WRITTEN PROBLEM:
Quote the whole listing word for word. Do not include the pictures.
>> Start INFORMATION SUPPLIED
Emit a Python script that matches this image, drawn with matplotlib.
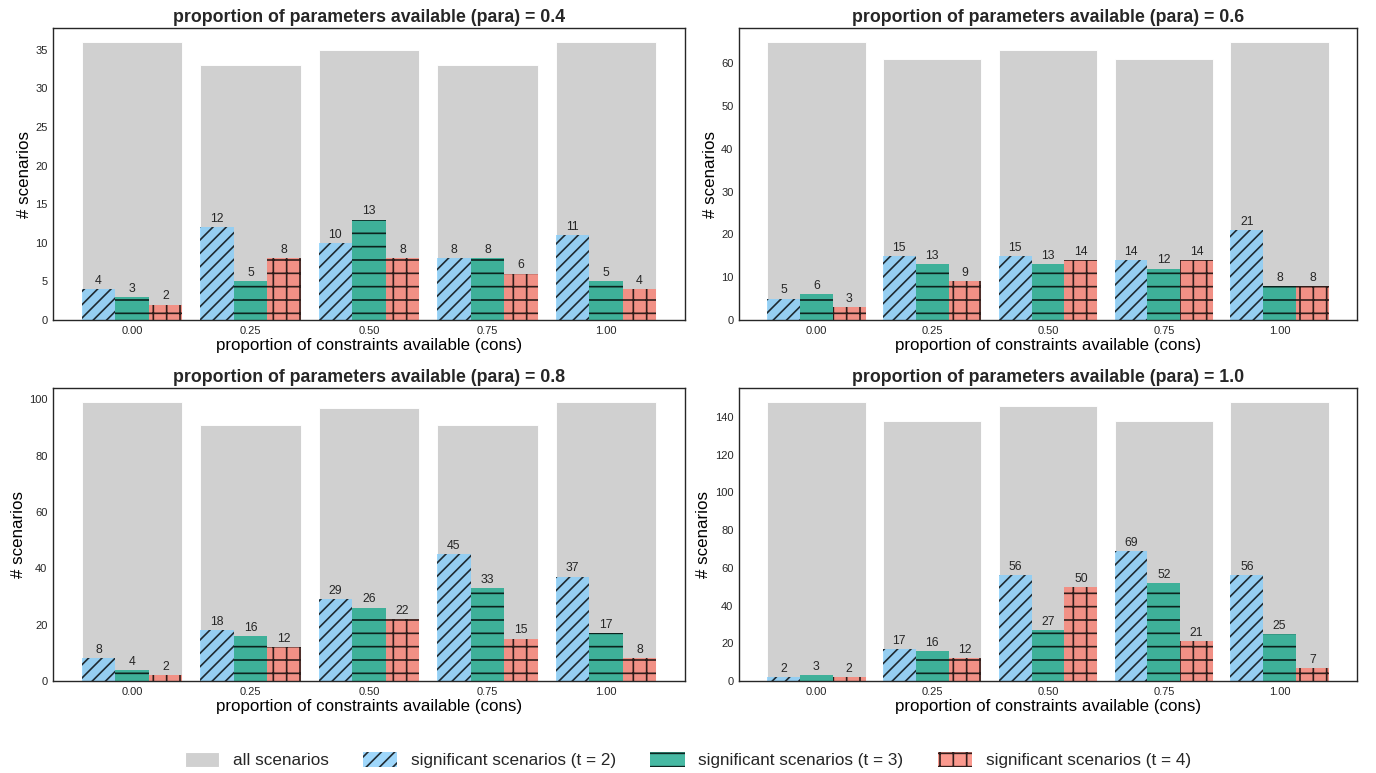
import matplotlib as mpl
mpl.use('Agg')
import matplotlib.pyplot as plt
import numpy as np
from matplotlib.patches import Patch

cons = ['0.00', '0.25', '0.50', '0.75', '1.00']
para = ['0.4', '0.6', '0.8', '1.0']

all_scen = [[36, 33, 35, 33, 36],
            [65, 61, 63, 61, 65],
            [99, 91, 97, 91, 99],
            [148, 138, 146, 138, 148]]
sig_t2 = [[4, 12, 10, 8, 11],
          [5, 15, 15, 14, 21],
          [8, 18, 29, 45, 37],
          [2, 17, 56, 69, 56]]
sig_t3 = [[3, 5, 13, 8, 5],
          [6, 13, 13, 12, 8],
          [4, 16, 26, 33, 17],
          [3, 16, 27, 52, 25]]
sig_t4 = [[2, 8, 8, 6, 4],
          [3, 9, 14, 14, 8],
          [2, 12, 22, 15, 8],
          [2, 12, 50, 21, 7]]

plt.rcParams['font.family'] = ['Liberation Sans', 'DejaVu Sans']
plt.rcParams['hatch.linewidth'] = 1.5
plt.rcParams['text.color'] = '.15'
plt.rcParams['xtick.color'] = '.15'
plt.rcParams['ytick.color'] = '.15'

gray = '#d0d0d0'
blue = '#87cefa'
teal = '#19a88c'
red = '#fa8072'

fig = plt.figure(figsize=(17.2, 9.6625), dpi=80)
W, H = 1376, 773
boxes = [(53, 28, 685, 320), (739, 28, 1357, 320),
         (53, 388, 685, 681), (739, 388, 1357, 681)]

x = np.arange(len(cons))
w = 0.85
sw = w / 3

for i, (x0, y0, x1, y1) in enumerate(boxes):
    ax = fig.add_axes([x0 / W, 1 - y1 / H, (x1 - x0) / W, (y1 - y0) / H])
    ax.bar(x, all_scen[i], w, color=gray, edgecolor='white', linewidth=0.8)
    b2 = ax.bar(x - sw, sig_t2[i], sw, color=blue, alpha=0.8, hatch='//',
                edgecolor='black', linewidth=0)
    b3 = ax.bar(x, sig_t3[i], sw, color=teal, alpha=0.8, hatch='-',
                edgecolor='black', linewidth=0)
    b4 = ax.bar(x + sw, sig_t4[i], sw, color=red, alpha=0.8, hatch='+',
                edgecolor='black', linewidth=0)
    for b in (b2, b3, b4):
        ax.bar_label(b, padding=2, fontsize=11, color='.15')
    ax.set_ylim(0, max(all_scen[i]) * 1.05)
    ax.set_xticks(x)
    ax.set_xticklabels(cons)
    ax.tick_params(length=0, labelsize=10, pad=5)
    for s in ax.spines.values():
        s.set_color('.15')
        s.set_linewidth(1.25)
    ax.set_title('proportion of parameters available (para) = ' + para[i],
                 fontsize=16, fontweight='bold', pad=5)
    ax.set_xlabel('proportion of constraints available (cons)', fontsize=15.2, labelpad=2)
    ax.set_ylabel('# scenarios', fontsize=15.2, labelpad=3)

handles = [Patch(facecolor=gray, edgecolor='white'),
           Patch(facecolor=blue, alpha=0.8, hatch='//', edgecolor='black', linewidth=0),
           Patch(facecolor=teal, alpha=0.8, hatch='-', edgecolor='black', linewidth=0),
           Patch(facecolor=red, alpha=0.8, hatch='+', edgecolor='black', linewidth=0)]
labels = ['all scenarios', 'significant scenarios (t = 2)',
          'significant scenarios (t = 3)', 'significant scenarios (t = 4)']
fig.legend(handles, labels, loc='center', bbox_to_anchor=(0.5, 0.017), ncol=4,
           frameon=False, fontsize=15.4, handlelength=2.0, handleheight=1.0,
           columnspacing=2.0)

fig.savefig('out.png', dpi=80)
>> End INFORMATION SUPPLIED
ANSWER TO THIS PROBLEM:
Emit a Python script that matches this image, drawn with matplotlib.
import matplotlib as mpl
mpl.use('Agg')
import matplotlib.pyplot as plt
import numpy as np
from matplotlib.patches import Patch

cons = ['0.00', '0.25', '0.50', '0.75', '1.00']
para = ['0.4', '0.6', '0.8', '1.0']

all_scen = [[36, 33, 35, 33, 36],
            [65, 61, 63, 61, 65],
            [99, 91, 97, 91, 99],
            [148, 138, 146, 138, 148]]
sig_t2 = [[4, 12, 10, 8, 11],
          [5, 15, 15, 14, 21],
          [8, 18, 29, 45, 37],
          [2, 17, 56, 69, 56]]
sig_t3 = [[3, 5, 13, 8, 5],
          [6, 13, 13, 12, 8],
          [4, 16, 26, 33, 17],
          [3, 16, 27, 52, 25]]
sig_t4 = [[2, 8, 8, 6, 4],
          [3, 9, 14, 14, 8],
          [2, 12, 22, 15, 8],
          [2, 12, 50, 21, 7]]

plt.rcParams['font.family'] = ['Liberation Sans', 'DejaVu Sans']
plt.rcParams['hatch.linewidth'] = 1.5
plt.rcParams['text.color'] = '.15'
plt.rcParams['xtick.color'] = '.15'
plt.rcParams['ytick.color'] = '.15'

gray = '#d0d0d0'
blue = '#87cefa'
teal = '#19a88c'
red = '#fa8072'

fig = plt.figure(figsize=(17.2, 9.6625), dpi=80)
W, H = 1376, 773
boxes = [(53, 28, 685, 320), (739, 28, 1357, 320),
         (53, 388, 685, 681), (739, 388, 1357, 681)]

x = np.arange(len(cons))
w = 0.85
sw = w / 3

for i, (x0, y0, x1, y1) in enumerate(boxes):
    ax = fig.add_axes([x0 / W, 1 - y1 / H, (x1 - x0) / W, (y1 - y0) / H])
    ax.bar(x, all_scen[i], w, color=gray, edgecolor='white', linewidth=0.8)
    b2 = ax.bar(x - sw, sig_t2[i], sw, color=blue, alpha=0.8, hatch='//',
                edgecolor='black', linewidth=0)
    b3 = ax.bar(x, sig_t3[i], sw, color=teal, alpha=0.8, hatch='-',
                edgecolor='black', linewidth=0)
    b4 = ax.bar(x + sw, sig_t4[i], sw, color=red, alpha=0.8, hatch='+',
                edgecolor='black', linewidth=0)
    for b in (b2, b3, b4):
        ax.bar_label(b, padding=2, fontsize=11, color='.15')
    ax.set_ylim(0, max(all_scen[i]) * 1.05)
    ax.set_xticks(x)
    ax.set_xticklabels(cons)
    ax.tick_params(length=0, labelsize=10, pad=5)
    for s in ax.spines.values():
        s.set_color('.15')
        s.set_linewidth(1.25)
    ax.set_title('proportion of parameters available (para) = ' + para[i],
                 fontsize=16, fontweight='bold', pad=5)
    ax.set_xlabel('proportion of constraints available (cons)', fontsize=15.2, labelpad=2)
    ax.set_ylabel('# scenarios', fontsize=15.2, labelpad=3)

handles = [Patch(facecolor=gray, edgecolor='white'),
           Patch(facecolor=blue, alpha=0.8, hatch='//', edgecolor='black', linewidth=0),
           Patch(facecolor=teal, alpha=0.8, hatch='-', edgecolor='black', linewidth=0),
           Patch(facecolor=red, alpha=0.8, hatch='+', edgecolor='black', linewidth=0)]
labels = ['all scenarios', 'significant scenarios (t = 2)',
          'significant scenarios (t = 3)', 'significant scenarios (t = 4)']
fig.legend(handles, labels, loc='center', bbox_to_anchor=(0.5, 0.017), ncol=4,
           frameon=False, fontsize=15.4, handlelength=2.0, handleheight=1.0,
           columnspacing=2.0)

fig.savefig('out.png', dpi=80)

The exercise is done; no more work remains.